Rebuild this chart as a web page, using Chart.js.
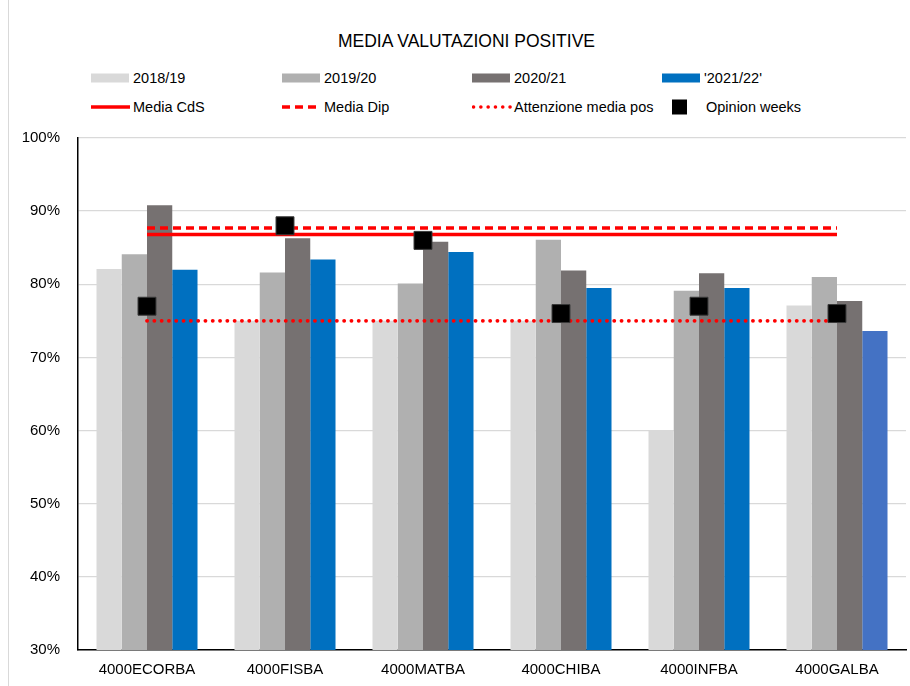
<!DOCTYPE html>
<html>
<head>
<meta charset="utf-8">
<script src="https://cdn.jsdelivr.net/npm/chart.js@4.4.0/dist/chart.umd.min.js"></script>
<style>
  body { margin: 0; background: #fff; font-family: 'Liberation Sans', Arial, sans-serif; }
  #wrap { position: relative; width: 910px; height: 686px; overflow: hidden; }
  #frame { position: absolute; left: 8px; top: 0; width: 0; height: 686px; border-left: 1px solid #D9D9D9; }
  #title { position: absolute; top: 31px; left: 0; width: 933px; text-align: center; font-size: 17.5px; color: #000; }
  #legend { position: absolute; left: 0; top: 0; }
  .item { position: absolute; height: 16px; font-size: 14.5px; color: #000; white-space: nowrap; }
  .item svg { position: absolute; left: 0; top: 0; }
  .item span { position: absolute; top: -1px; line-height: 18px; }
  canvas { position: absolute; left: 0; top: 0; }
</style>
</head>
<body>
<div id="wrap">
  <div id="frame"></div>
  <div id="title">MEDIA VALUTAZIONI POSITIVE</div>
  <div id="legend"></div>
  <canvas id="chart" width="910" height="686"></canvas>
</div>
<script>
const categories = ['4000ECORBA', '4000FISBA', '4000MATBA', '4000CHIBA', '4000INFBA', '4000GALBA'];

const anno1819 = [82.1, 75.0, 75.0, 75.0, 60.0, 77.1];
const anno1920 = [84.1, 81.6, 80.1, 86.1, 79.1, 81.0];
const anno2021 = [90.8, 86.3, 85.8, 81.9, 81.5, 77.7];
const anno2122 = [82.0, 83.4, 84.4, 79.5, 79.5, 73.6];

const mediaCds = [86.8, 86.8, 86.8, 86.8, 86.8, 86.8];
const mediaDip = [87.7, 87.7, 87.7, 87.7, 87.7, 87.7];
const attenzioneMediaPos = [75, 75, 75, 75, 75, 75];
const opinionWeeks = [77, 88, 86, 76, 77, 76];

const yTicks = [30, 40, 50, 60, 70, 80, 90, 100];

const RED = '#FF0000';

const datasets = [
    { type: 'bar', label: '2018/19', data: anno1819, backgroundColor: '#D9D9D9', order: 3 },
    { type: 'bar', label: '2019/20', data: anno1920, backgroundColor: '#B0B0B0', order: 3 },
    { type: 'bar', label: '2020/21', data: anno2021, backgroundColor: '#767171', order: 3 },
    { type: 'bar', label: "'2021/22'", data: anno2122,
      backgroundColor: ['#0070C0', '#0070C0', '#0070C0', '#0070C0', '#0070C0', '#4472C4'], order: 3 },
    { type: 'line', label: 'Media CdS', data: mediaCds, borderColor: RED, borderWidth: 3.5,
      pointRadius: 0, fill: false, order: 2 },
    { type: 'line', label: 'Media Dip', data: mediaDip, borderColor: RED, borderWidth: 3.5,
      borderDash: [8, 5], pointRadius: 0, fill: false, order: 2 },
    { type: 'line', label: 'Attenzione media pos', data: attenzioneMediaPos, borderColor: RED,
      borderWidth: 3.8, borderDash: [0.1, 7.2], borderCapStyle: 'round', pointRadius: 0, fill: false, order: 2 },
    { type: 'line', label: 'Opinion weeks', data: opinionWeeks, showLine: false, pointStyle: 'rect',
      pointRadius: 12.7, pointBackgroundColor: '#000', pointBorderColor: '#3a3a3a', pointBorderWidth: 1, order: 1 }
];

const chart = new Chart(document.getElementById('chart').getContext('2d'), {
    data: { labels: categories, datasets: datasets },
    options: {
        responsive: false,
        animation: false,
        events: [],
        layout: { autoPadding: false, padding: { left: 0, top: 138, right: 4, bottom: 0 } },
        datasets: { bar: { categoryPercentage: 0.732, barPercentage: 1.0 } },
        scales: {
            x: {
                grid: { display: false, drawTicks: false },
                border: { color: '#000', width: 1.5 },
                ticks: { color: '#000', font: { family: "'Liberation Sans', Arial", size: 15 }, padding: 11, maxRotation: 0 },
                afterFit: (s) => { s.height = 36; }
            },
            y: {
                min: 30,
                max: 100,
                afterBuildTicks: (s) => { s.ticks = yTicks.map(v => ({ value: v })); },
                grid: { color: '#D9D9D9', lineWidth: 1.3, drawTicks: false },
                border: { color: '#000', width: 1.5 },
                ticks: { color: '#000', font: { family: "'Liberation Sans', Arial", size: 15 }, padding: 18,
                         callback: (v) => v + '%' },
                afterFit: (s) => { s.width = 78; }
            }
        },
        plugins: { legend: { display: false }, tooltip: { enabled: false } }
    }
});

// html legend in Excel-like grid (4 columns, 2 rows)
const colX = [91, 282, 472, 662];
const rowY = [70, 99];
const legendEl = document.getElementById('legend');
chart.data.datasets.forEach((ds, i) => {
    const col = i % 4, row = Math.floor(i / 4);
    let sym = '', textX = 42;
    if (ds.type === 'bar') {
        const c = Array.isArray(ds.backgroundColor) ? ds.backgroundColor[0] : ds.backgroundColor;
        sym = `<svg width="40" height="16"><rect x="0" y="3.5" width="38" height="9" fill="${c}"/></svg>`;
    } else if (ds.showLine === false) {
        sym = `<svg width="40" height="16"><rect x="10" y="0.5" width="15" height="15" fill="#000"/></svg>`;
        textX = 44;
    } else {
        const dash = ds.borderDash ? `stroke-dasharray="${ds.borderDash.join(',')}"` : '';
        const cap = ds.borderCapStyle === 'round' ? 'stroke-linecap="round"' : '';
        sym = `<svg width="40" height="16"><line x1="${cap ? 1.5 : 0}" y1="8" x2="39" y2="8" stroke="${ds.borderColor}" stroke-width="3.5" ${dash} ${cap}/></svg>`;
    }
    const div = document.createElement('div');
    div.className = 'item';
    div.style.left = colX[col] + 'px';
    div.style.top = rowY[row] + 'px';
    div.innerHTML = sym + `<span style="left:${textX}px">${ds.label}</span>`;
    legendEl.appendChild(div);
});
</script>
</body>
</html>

--

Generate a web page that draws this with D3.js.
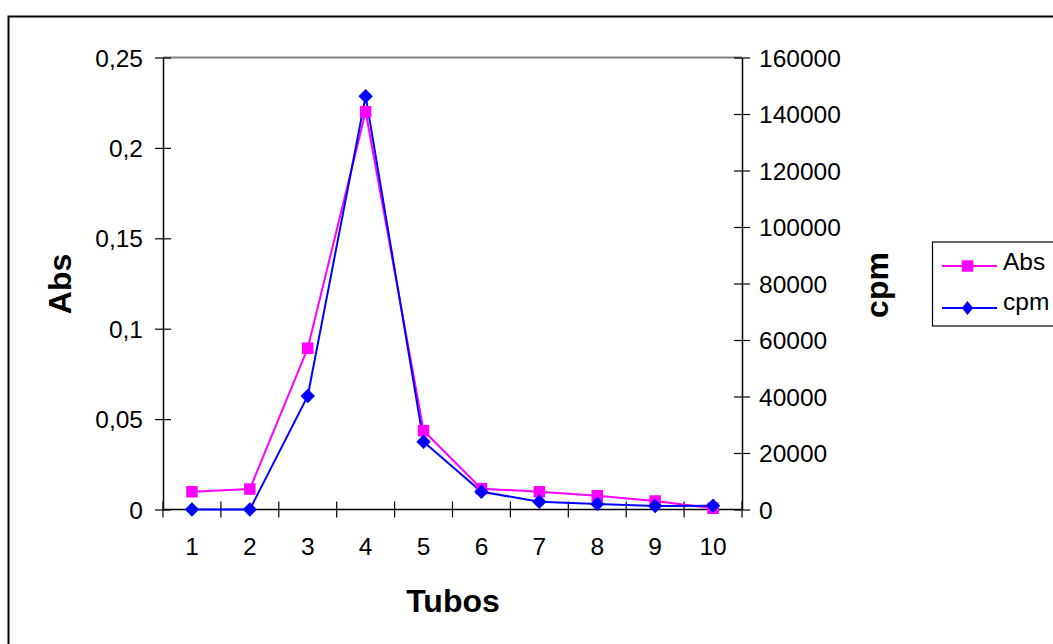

---

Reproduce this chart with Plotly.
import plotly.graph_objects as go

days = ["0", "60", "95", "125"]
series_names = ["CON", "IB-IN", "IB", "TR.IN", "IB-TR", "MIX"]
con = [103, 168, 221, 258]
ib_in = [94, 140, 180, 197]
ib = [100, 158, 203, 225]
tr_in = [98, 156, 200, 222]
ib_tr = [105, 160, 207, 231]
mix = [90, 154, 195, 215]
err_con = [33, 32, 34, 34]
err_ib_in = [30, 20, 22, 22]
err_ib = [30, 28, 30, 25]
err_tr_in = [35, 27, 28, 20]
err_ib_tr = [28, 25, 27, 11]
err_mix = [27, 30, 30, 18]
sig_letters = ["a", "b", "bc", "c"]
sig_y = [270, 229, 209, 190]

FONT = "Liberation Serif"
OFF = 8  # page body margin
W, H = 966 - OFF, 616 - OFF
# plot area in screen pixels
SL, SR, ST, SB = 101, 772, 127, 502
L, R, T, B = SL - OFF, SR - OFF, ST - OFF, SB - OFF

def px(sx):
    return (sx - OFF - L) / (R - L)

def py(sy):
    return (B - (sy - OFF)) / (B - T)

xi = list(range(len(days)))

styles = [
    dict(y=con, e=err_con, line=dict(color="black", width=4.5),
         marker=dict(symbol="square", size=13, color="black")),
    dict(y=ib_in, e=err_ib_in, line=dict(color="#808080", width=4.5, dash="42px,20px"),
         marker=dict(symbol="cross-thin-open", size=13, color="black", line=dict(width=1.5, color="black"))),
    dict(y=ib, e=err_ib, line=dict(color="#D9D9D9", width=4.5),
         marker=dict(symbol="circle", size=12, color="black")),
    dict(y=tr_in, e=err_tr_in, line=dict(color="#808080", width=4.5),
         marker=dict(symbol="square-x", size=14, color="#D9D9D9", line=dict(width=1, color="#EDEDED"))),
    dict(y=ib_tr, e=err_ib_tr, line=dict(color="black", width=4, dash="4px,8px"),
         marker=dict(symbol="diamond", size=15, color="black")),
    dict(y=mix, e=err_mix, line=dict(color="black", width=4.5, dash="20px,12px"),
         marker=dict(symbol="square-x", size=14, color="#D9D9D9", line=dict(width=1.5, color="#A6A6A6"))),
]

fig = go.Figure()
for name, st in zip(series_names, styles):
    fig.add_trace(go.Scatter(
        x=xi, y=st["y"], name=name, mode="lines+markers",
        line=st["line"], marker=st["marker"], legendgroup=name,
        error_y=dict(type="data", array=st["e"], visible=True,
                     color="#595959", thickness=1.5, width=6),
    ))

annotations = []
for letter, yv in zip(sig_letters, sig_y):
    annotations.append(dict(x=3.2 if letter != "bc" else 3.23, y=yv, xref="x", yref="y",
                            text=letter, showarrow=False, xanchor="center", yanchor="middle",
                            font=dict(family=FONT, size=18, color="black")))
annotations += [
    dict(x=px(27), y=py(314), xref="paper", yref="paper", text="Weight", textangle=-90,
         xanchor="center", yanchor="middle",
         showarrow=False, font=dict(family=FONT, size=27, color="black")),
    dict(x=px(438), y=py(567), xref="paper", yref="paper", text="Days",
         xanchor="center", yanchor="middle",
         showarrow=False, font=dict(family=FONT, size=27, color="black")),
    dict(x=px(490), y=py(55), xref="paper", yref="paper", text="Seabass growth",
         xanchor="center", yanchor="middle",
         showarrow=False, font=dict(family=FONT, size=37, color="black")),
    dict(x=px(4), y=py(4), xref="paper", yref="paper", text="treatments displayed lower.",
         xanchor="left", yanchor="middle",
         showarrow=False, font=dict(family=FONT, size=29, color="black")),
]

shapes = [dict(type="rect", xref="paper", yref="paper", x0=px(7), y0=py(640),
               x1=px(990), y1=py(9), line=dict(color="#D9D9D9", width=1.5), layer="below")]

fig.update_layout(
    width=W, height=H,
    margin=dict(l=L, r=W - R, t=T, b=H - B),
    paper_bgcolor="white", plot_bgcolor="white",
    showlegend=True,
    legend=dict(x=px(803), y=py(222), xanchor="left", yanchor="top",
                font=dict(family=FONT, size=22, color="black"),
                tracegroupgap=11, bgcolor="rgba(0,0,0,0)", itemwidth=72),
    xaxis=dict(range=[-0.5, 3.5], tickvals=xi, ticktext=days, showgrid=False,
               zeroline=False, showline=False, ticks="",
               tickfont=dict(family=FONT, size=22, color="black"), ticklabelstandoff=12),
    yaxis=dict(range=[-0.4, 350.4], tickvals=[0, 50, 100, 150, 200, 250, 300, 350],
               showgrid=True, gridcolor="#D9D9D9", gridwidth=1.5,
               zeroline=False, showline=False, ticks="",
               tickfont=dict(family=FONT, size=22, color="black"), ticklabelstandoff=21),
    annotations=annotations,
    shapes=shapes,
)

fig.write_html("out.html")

## The exercise
Above are the records; copy every line in them that holds the word "page".

## Answer to this exercise
Rebuild this chart as a web page, using Chart.js.
Generate a web page that draws this with D3.js.
OFF = 8  # page body margin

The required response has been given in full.